Hello Lars,
just a thought (and really just a pointer, I am neither a purely functional guy and also I feel like I am missing something obious...): Maybe you could rewrite the recursive approach using higher order functions. Consider a query like the following
hof:scan-left(1 to 100, map { "token": "starttoken" }, function($result, $index) { let $req := http:send-request(<http:request method="get"/>, "http://google.com?q=" || $result("token")) return map { "result": $req, "token" : $req//http:header[@name = "Date"]/@value/data() } })
It will issue 100 requests to google and use some specific token from the query before (in this case I used the date). This will output a sequence of the map entries and in a subsequent step you could return only the actual result values.
Best regards, Dirk
On 05/12/2016 12:55 PM, Lars Johnsen wrote:
Thanks Johan and Matti for useful suggestions.
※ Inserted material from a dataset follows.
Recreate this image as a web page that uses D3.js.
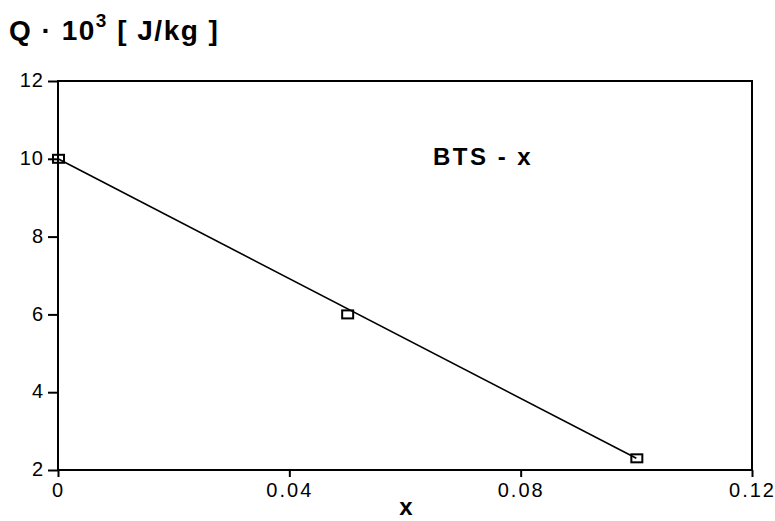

Cutting down on the chunks seems to be a viable alternative.
It would have been nice, though, to have a robust harvester in XQuery that could take on anything, although the recursive version works fine as long as the dataset consist of a couple of thousand entries.
Best, Lars
2016-05-12 8:16 GMT+02:00 Lassila, Matti <matti.j.lassila@jyu.fi mailto:matti.j.lassila@jyu.fi>:
Hello, If your case allows using external tools for harvesting, I can highly recommend metha (https://github.com/miku/metha) which is a fairly full featured command line OAI-PMH harvester. Best regards, Matti L. On 11/05/16 18:31 , "basex-talk-bounces@mailman.uni-konstanz.de <mailto:basex-talk-bounces@mailman.uni-konstanz.de> on behalf of Johan Mörén" <basex-talk-bounces@mailman.uni-konstanz.de <mailto:basex-talk-bounces@mailman.uni-konstanz.de> on behalf of johan.moren@gmail.com <mailto:johan.moren@gmail.com>> wrote: >Maybe there is some other way to get the data over. I'll have a talk with >the guys providing the OAI-endpoint.